### Challenge
Output every line of the material exactly, omitting images.

^^^^^^^^^^^^^^^^

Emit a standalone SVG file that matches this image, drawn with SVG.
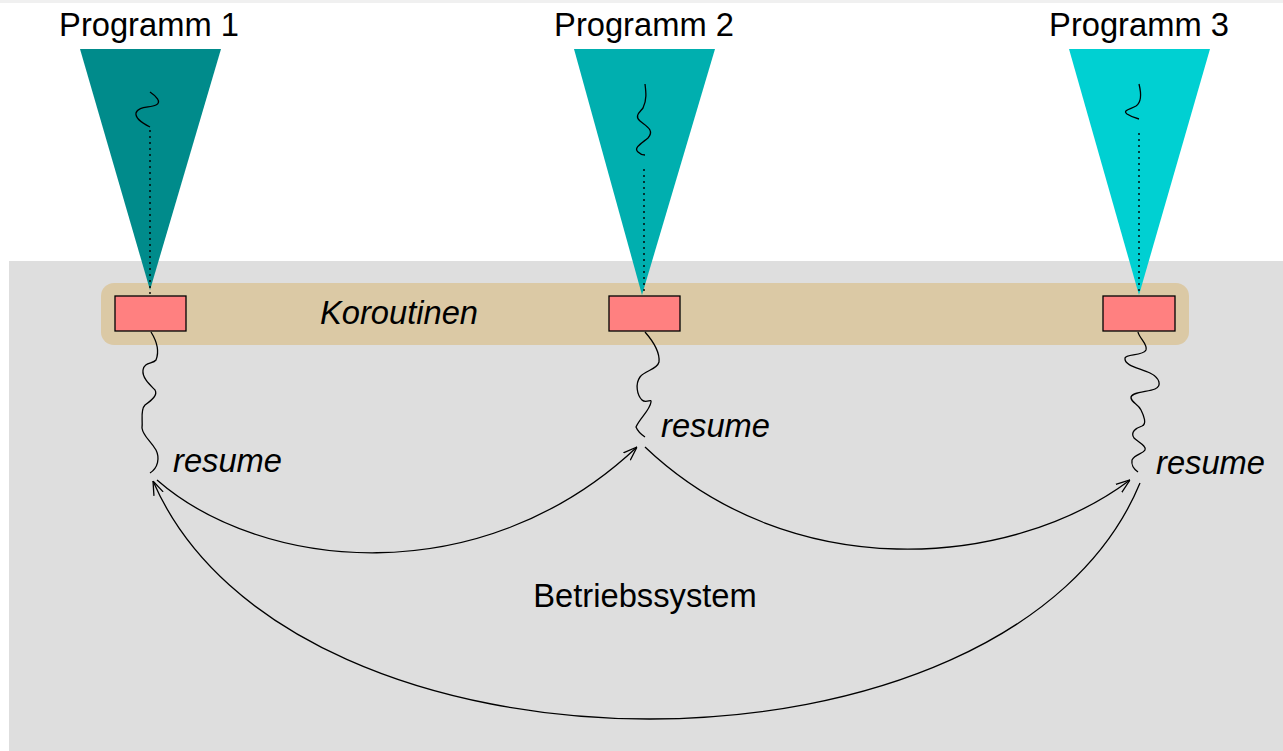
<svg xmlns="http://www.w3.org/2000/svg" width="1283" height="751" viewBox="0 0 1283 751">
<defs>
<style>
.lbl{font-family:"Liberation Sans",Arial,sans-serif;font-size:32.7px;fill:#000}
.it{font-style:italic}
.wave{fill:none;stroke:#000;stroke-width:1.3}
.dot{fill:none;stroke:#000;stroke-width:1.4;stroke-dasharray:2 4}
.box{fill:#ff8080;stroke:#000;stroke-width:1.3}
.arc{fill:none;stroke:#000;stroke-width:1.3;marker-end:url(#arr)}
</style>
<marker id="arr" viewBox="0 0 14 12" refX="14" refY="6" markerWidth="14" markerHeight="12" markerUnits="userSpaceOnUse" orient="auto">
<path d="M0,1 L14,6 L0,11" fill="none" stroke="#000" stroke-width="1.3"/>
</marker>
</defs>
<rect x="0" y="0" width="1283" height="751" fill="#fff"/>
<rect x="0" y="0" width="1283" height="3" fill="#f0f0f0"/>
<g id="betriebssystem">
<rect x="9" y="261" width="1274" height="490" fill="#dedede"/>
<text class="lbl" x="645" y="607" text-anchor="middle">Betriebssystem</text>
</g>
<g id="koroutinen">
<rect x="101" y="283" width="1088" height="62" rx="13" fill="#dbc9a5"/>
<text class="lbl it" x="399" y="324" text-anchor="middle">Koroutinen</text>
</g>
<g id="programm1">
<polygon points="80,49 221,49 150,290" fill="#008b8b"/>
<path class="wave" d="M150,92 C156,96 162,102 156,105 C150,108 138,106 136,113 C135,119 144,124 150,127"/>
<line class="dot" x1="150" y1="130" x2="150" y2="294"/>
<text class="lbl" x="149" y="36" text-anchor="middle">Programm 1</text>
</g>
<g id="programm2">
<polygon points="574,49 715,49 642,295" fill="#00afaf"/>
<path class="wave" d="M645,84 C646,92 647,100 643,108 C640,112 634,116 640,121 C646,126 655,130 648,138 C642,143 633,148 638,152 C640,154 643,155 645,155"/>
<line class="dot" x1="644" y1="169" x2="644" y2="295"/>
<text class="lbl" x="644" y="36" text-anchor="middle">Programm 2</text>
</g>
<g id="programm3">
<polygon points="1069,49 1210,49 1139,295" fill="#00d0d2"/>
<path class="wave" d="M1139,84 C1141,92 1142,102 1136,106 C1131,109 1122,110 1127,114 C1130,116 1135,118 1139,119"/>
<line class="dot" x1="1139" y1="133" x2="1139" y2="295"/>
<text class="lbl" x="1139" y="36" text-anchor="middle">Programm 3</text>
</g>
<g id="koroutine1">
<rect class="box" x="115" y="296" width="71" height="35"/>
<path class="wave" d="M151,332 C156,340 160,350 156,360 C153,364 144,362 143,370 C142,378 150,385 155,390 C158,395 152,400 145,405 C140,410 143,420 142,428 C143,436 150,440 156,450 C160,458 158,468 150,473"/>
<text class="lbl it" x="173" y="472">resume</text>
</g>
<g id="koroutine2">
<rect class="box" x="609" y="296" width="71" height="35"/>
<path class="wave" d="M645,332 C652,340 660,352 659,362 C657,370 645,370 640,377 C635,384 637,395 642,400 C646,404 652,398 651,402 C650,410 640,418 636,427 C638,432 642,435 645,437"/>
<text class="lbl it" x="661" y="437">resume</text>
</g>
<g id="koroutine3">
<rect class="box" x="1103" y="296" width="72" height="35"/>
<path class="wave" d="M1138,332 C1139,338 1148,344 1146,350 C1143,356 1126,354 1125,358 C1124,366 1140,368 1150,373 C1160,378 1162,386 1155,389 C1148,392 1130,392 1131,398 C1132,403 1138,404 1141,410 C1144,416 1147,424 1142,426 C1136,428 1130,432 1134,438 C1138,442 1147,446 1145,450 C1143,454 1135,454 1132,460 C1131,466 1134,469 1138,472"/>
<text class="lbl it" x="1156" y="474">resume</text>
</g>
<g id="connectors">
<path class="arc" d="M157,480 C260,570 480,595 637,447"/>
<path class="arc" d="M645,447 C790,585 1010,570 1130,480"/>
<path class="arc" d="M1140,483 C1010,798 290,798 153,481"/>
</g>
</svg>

^^^^^^^^^^^^^^^^

### Task output
Emit a standalone SVG file that matches this image, drawn with SVG.
<svg xmlns="http://www.w3.org/2000/svg" width="1283" height="751" viewBox="0 0 1283 751">
<defs>
<style>
.lbl{font-family:"Liberation Sans",Arial,sans-serif;font-size:32.7px;fill:#000}
.it{font-style:italic}
.wave{fill:none;stroke:#000;stroke-width:1.3}
.dot{fill:none;stroke:#000;stroke-width:1.4;stroke-dasharray:2 4}
.box{fill:#ff8080;stroke:#000;stroke-width:1.3}
.arc{fill:none;stroke:#000;stroke-width:1.3;marker-end:url(#arr)}
</style>
<marker id="arr" viewBox="0 0 14 12" refX="14" refY="6" markerWidth="14" markerHeight="12" markerUnits="userSpaceOnUse" orient="auto">
<path d="M0,1 L14,6 L0,11" fill="none" stroke="#000" stroke-width="1.3"/>
</marker>
</defs>
<rect x="0" y="0" width="1283" height="751" fill="#fff"/>
<rect x="0" y="0" width="1283" height="3" fill="#f0f0f0"/>
<g id="betriebssystem">
<rect x="9" y="261" width="1274" height="490" fill="#dedede"/>
<text class="lbl" x="645" y="607" text-anchor="middle">Betriebssystem</text>
</g>
<g id="koroutinen">
<rect x="101" y="283" width="1088" height="62" rx="13" fill="#dbc9a5"/>
<text class="lbl it" x="399" y="324" text-anchor="middle">Koroutinen</text>
</g>
<g id="programm1">
<polygon points="80,49 221,49 150,290" fill="#008b8b"/>
<path class="wave" d="M150,92 C156,96 162,102 156,105 C150,108 138,106 136,113 C135,119 144,124 150,127"/>
<line class="dot" x1="150" y1="130" x2="150" y2="294"/>
<text class="lbl" x="149" y="36" text-anchor="middle">Programm 1</text>
</g>
<g id="programm2">
<polygon points="574,49 715,49 642,295" fill="#00afaf"/>
<path class="wave" d="M645,84 C646,92 647,100 643,108 C640,112 634,116 640,121 C646,126 655,130 648,138 C642,143 633,148 638,152 C640,154 643,155 645,155"/>
<line class="dot" x1="644" y1="169" x2="644" y2="295"/>
<text class="lbl" x="644" y="36" text-anchor="middle">Programm 2</text>
</g>
<g id="programm3">
<polygon points="1069,49 1210,49 1139,295" fill="#00d0d2"/>
<path class="wave" d="M1139,84 C1141,92 1142,102 1136,106 C1131,109 1122,110 1127,114 C1130,116 1135,118 1139,119"/>
<line class="dot" x1="1139" y1="133" x2="1139" y2="295"/>
<text class="lbl" x="1139" y="36" text-anchor="middle">Programm 3</text>
</g>
<g id="koroutine1">
<rect class="box" x="115" y="296" width="71" height="35"/>
<path class="wave" d="M151,332 C156,340 160,350 156,360 C153,364 144,362 143,370 C142,378 150,385 155,390 C158,395 152,400 145,405 C140,410 143,420 142,428 C143,436 150,440 156,450 C160,458 158,468 150,473"/>
<text class="lbl it" x="173" y="472">resume</text>
</g>
<g id="koroutine2">
<rect class="box" x="609" y="296" width="71" height="35"/>
<path class="wave" d="M645,332 C652,340 660,352 659,362 C657,370 645,370 640,377 C635,384 637,395 642,400 C646,404 652,398 651,402 C650,410 640,418 636,427 C638,432 642,435 645,437"/>
<text class="lbl it" x="661" y="437">resume</text>
</g>
<g id="koroutine3">
<rect class="box" x="1103" y="296" width="72" height="35"/>
<path class="wave" d="M1138,332 C1139,338 1148,344 1146,350 C1143,356 1126,354 1125,358 C1124,366 1140,368 1150,373 C1160,378 1162,386 1155,389 C1148,392 1130,392 1131,398 C1132,403 1138,404 1141,410 C1144,416 1147,424 1142,426 C1136,428 1130,432 1134,438 C1138,442 1147,446 1145,450 C1143,454 1135,454 1132,460 C1131,466 1134,469 1138,472"/>
<text class="lbl it" x="1156" y="474">resume</text>
</g>
<g id="connectors">
<path class="arc" d="M157,480 C260,570 480,595 637,447"/>
<path class="arc" d="M645,447 C790,585 1010,570 1130,480"/>
<path class="arc" d="M1140,483 C1010,798 290,798 153,481"/>
</g>
</svg>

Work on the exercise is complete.